Tibetan Dawn on 15th Dec 2017

Often, we find ourselves feeling hurt, maybe we feel that someone has reacted to us in a way that we had not believed conceivable. There is a feeling a deep hurt and distrust, because the kindness we expected was not there. In truth, it just didn’t exist, it is our expectation that did the damage, as we were looking for something special, where nothing special existed. We stay in relationships, because we are social and want to belong. We want to create moments where we feel happy and secure, sometimes it’s a moment of romance or a strong friendship bond. We hold on to those initially moments and endlessly try to recreate them. People have a way of putting on a façade, by creating masks of illusion about who they are, becoming like a chameleon to bond with you. However, you also do the same, it is almost a kind of courtship dance.

The reality is that we are looking, we are yearning for a moment that was nothing more than a second in the millennium of time. Very possibly an invention that we wish to believe in to, entice ourselves into a web of friendship, a connectedness. The manipulation of ourselves! The truth can be that if we do not look at the whole pictures, the reality of the situation, we can end up blaming the other person and believing that the time together was a waste of our life. It’s important to be more positive about the situation and realise that the signs were always there, we just chose to ignore them. It’s so important to take time to stand back from all our relationships and friendships, to realise that they are not a crutch in our lives. In reality, our expectations produce a picture in our head and we are often too near-sighted to “see the wood for the trees”. I wonder if this could be because we are not happy within ourselves and yearn for a link with some type of soul mate, someone outside who will change our lives for the better.

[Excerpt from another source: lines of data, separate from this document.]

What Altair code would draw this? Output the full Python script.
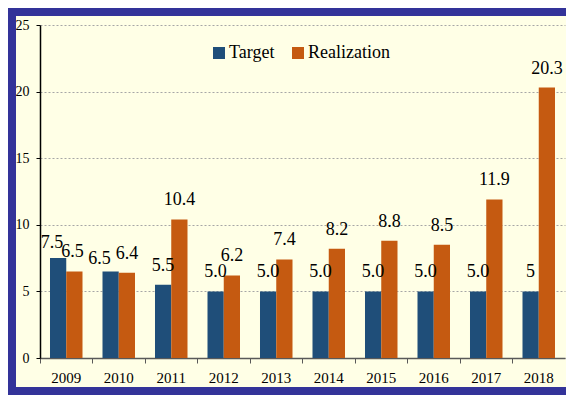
import altair as alt
import pandas as pd

years = ["2009", "2010", "2011", "2012", "2013", "2014", "2015", "2016", "2017", "2018"]
target = [7.5, 6.5, 5.5, 5.0, 5.0, 5.0, 5.0, 5.0, 5.0, 5.0]
realization = [6.5, 6.4, 10.4, 6.2, 7.4, 8.2, 8.8, 8.5, 11.9, 20.3]
target_labels = ["7.5", "6.5", "5.5", "5.0", "5.0", "5.0", "5.0", "5.0", "5.0", "5"]
realization_labels = ["6.5", "6.4", "10.4", "6.2", "7.4", "8.2", "8.8", "8.5", "11.9", "20.3"]
series = ["Target", "Realization"]
colors = ["#1F4E79", "#C55A11"]

# label nudges (as placed in the original, to avoid crowding)
nudges = [("2009", "Target", -6, 4), ("2010", "Target", -11, 7), ("2009", "Realization", -2, 0)]

rows = []
for i, yr in enumerate(years):
    rows.append({"year": yr, "series": "Target", "value": target[i], "label": target_labels[i]})
    rows.append({"year": yr, "series": "Realization", "value": realization[i], "label": realization_labels[i]})
df = pd.DataFrame(rows)

FONT = "Liberation Serif"

x = alt.X("year:N", sort=years,
          scale=alt.Scale(paddingInner=0, paddingOuter=0),
          axis=alt.Axis(title=None, bandPosition=0, labelAngle=0, labelFont=FONT,
                        labelFontSize=15, labelColor="black", domainColor="#595959",
                        tickColor="#595959", tickSize=5, labelPadding=7, domainWidth=1.5,
                        grid=False))
xoff = alt.XOffset("series:N", sort=series,
                   scale=alt.Scale(domain=series, paddingInner=0, paddingOuter=0.615))
y = alt.Y("value:Q", scale=alt.Scale(domain=[0, 25]),
          axis=alt.Axis(values=[0, 5, 10, 15, 20, 25], title=None, grid=True,
                        gridDash=[2, 2], gridColor="#A6A6A6", gridWidth=1,
                        domainColor="black", domainWidth=1.5, tickColor="black",
                        tickSize=4, labelFont=FONT, labelFontSize=14,
                        labelColor="black", labelPadding=7))
color = alt.Color("series:N", sort=series,
                  scale=alt.Scale(domain=series, range=colors),
                  legend=alt.Legend(title=None, orient="none", legendX=170, legendY=19,
                                    direction="horizontal", symbolType="square",
                                    symbolSize=144, symbolStrokeWidth=0,
                                    labelFont=FONT, labelFontSize=18, labelColor="black",
                                    columnPadding=14, labelOffset=1, padding=0))

bars = alt.Chart(df).mark_bar().encode(x=x, xOffset=xoff, y=y, color=color)

def is_nudged():
    conds = [f"(datum.year == '{yr}' && datum.series == '{s}')" for yr, s, _, _ in nudges]
    return " || ".join(conds)

text_layers = [
    alt.Chart(df).transform_filter(f"!({is_nudged()})").mark_text(
        baseline="alphabetic", dy=-14, font=FONT, fontSize=18, color="black").encode(
        x=x, xOffset=xoff, y=y, text="label:N")
]
for yr, s, ddx, ddy in nudges:
    text_layers.append(
        alt.Chart(df).transform_filter(f"datum.year == '{yr}' && datum.series == '{s}'").mark_text(
            baseline="alphabetic", dx=ddx, dy=-14 + ddy, font=FONT, fontSize=18,
            color="black").encode(x=x, xOffset=xoff, y=y, text="label:N"))

frame = alt.Chart(pd.DataFrame({"a": [0]})).mark_rect(
    fillOpacity=0, stroke="#333399", strokeWidth=8).encode(
    x=alt.value(-28), x2=alt.value(700), y=alt.value(-13), y2=alt.value(366))

chart = alt.layer(bars, *text_layers, frame).properties(
    width=525, height=333,
    padding={"left": 32, "top": 17, "right": 1, "bottom": 37},
    autosize=alt.AutoSizeParams(type="none"),
).configure(background="#FFFFE6").configure_view(strokeWidth=0)

chart.save("out.html", embed_options={"renderer": "svg", "actions": False})
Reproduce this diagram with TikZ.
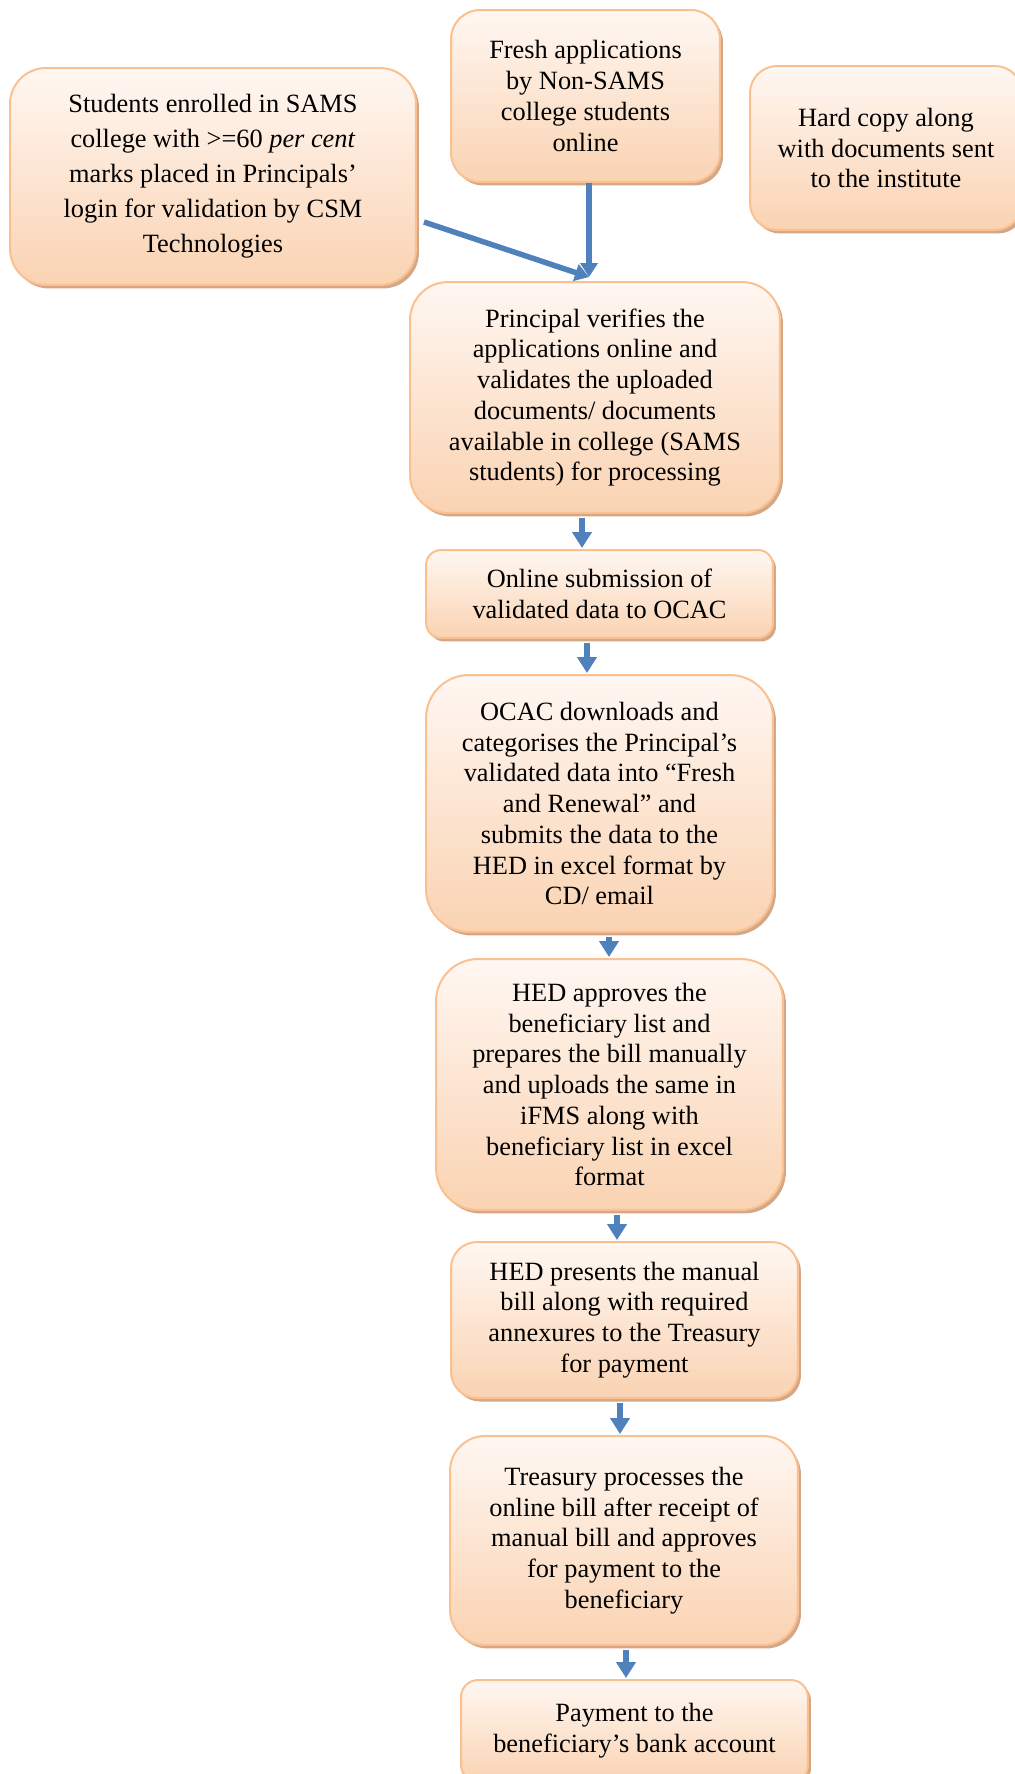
\documentclass[tikz,border=0pt]{standalone}
\usepackage{fontspec}
\setmainfont{Liberation Serif}
\usetikzlibrary{arrows.meta,calc,shadows}
\definecolor{peachLine}{RGB}{250,192,144}
\definecolor{peachTop}{RGB}{255,247,242}
\definecolor{peachBottom}{RGB}{250,211,178}
\definecolor{shadowTone}{RGB}{212,168,134}
\definecolor{arrowBlue}{RGB}{79,129,189}
\newcommand{\flowStep}[3]{%
  \coordinate (stepTop) at ($(#1.south)+(#3,0)$);
  \draw[stepArrow] (stepTop) -- (stepTop |- #2.north);
}

\begin{document}
\begin{tikzpicture}[x=0.02cm,y=-0.02cm,%
  boxStyle/.style={draw=peachLine,line width=0.04cm,top color=peachTop,bottom color=peachBottom,%
    drop shadow={shadow xshift=0.06cm,shadow yshift=-0.07cm,fill=shadowTone,opacity=1},%
    align=center,inner sep=0pt,font=\fontsize{15}{17.5}\selectfont},%
  stepArrow/.style={-{Triangle[width=0.38cm,length=0.32cm]},line width=0.12cm,draw=arrowBlue,fill=arrowBlue,%
    shorten <=0.08cm,shorten >=0.02cm},%
  feedArrow/.style={-{Triangle[width=0.34cm,length=0.28cm]},line width=0.11cm,draw=arrowBlue,fill=arrowBlue}%
]
\useasboundingbox (0,0) rectangle (1014,1774);
%
% Top row.
\node[boxStyle,minimum width=8.12cm,minimum height=4.34cm,rounded corners=0.72cm,%
  font=\fontsize{15}{19.9}\selectfont] (students) at (213,176.5)
  {Students enrolled in SAMS\\college with >=60 \textit{per cent}\\marks placed in Principals'\\login for validation by CSM\\Technologies};
\node[boxStyle,minimum width=5.38cm,minimum height=3.44cm,rounded corners=0.58cm] (fresh) at (585.5,96)
  {Fresh applications\\by Non-SAMS\\college students\\online};
\node[boxStyle,minimum width=5.44cm,minimum height=3.28cm,rounded corners=0.54cm] (hardCopy) at (886,148)
  {Hard copy along\\with documents sent\\to the institute};
%
% The main column.
\node[boxStyle,minimum width=7.4cm,minimum height=4.62cm,rounded corners=0.76cm] (principal) at (595,397.5)
  {Principal verifies the\\applications online and\\validates the uploaded\\documents/ documents\\available in college (SAMS\\students) for processing};
\node[boxStyle,minimum width=6.94cm,minimum height=1.76cm,rounded corners=0.3cm] (online) at (599.5,594)
  {Online submission of\\validated data to OCAC};
\node[boxStyle,minimum width=6.94cm,minimum height=5.14cm,rounded corners=0.86cm] (ocac) at (599.5,803.5)
  {OCAC downloads and\\categorises the Principal's\\validated data into ``Fresh\\and Renewal'' and\\submits the data to the\\HED in excel format by\\CD/ email};
\node[boxStyle,minimum width=6.94cm,minimum height=5.02cm,rounded corners=0.84cm] (hedApproves) at (609.5,1084.5)
  {HED approves the\\beneficiary list and\\prepares the bill manually\\and uploads the same in\\iFMS along with\\beneficiary list in excel\\format};
\node[boxStyle,minimum width=6.94cm,minimum height=3.12cm,rounded corners=0.52cm] (hedPresents) at (624.5,1320)
  {HED presents the manual\\bill along with required\\annexures to the Treasury\\for payment};
\node[boxStyle,minimum width=6.96cm,minimum height=4.18cm,rounded corners=0.7cm] (treasury) at (624,1540.5)
  {Treasury processes the\\online bill after receipt of\\manual bill and approves\\for payment to the\\beneficiary};
\node[boxStyle,minimum width=6.94cm,minimum height=2.04cm,rounded corners=0.34cm] (payment) at (634.5,1731)
  {Payment to the\\beneficiary's bank account};
%
% Feeds into the principal.
\coordinate (freshFoot) at ($(fresh.south)+(3.5,0)$);
\coordinate (joinPt) at ($(freshFoot |- principal.north)+(0,-4)$);
\draw[feedArrow] (freshFoot) -- (joinPt);
\draw[feedArrow] ($(students.east)+(7,45.5)$) -- (joinPt);
%
% Steps down the column.
\flowStep{principal}{online}{-13}
\flowStep{online}{ocac}{-12.5}
\flowStep{ocac}{hedApproves}{9.5}
\flowStep{hedApproves}{hedPresents}{7.5}
\flowStep{hedPresents}{treasury}{-4.5}
\flowStep{treasury}{payment}{2}
\end{tikzpicture}
\end{document}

We create our own hurt through false desire for happiness and hope. We let ourselves down when we discover that what we saw as friendship was nothing more than the reality of those first doubts we had and of what might become. We allowed ourselves to live that lie and when our life energy is zapped from us, we blame the other person. However, we allowed the manipulation, we wounded ourselves and lost our own pride.

The way forward is not to allow ourselves to be “involved”, but to accept that who we are is not who other people are. We cannot use our own life blueprint to see others, like fingerprints we are all different. Occasionally, a small life experience will bond us, but we must remember that is all it is, small, minuscule and of no consequence. We must not “glue” ourselves to other people, but keep our attention on our interdependence, because life experience is not certain, even the hardest rocks of the world change shape over time. We must understand that sometimes it is our strong desire for a close personal relationship that is to blame and to forgive ourselves for that the wanting is the first step in healing. Then we may move on and find the compassion to forgive ourselves and let go of the hurt. Understanding that we were not compatible in that relationship or friendship is key to forgiving and letting go of past negative influences. Understanding that other people are not books to be read or pictures for us to paint. We need to forgive ourselves in order to forgive the other.

It is great to understand that it is we who can make the changes to our own lives for the better, by taking the first step by making our own decisions. Knowing that we may fail, but its alight to do so. In relationships, respect the other person’s space and respect your own. Take action for what you believe in. Achieve in your own name, but don’t be afraid to ask for help along the way. I so love the words, compassion in action and that compassion must also include ourselves.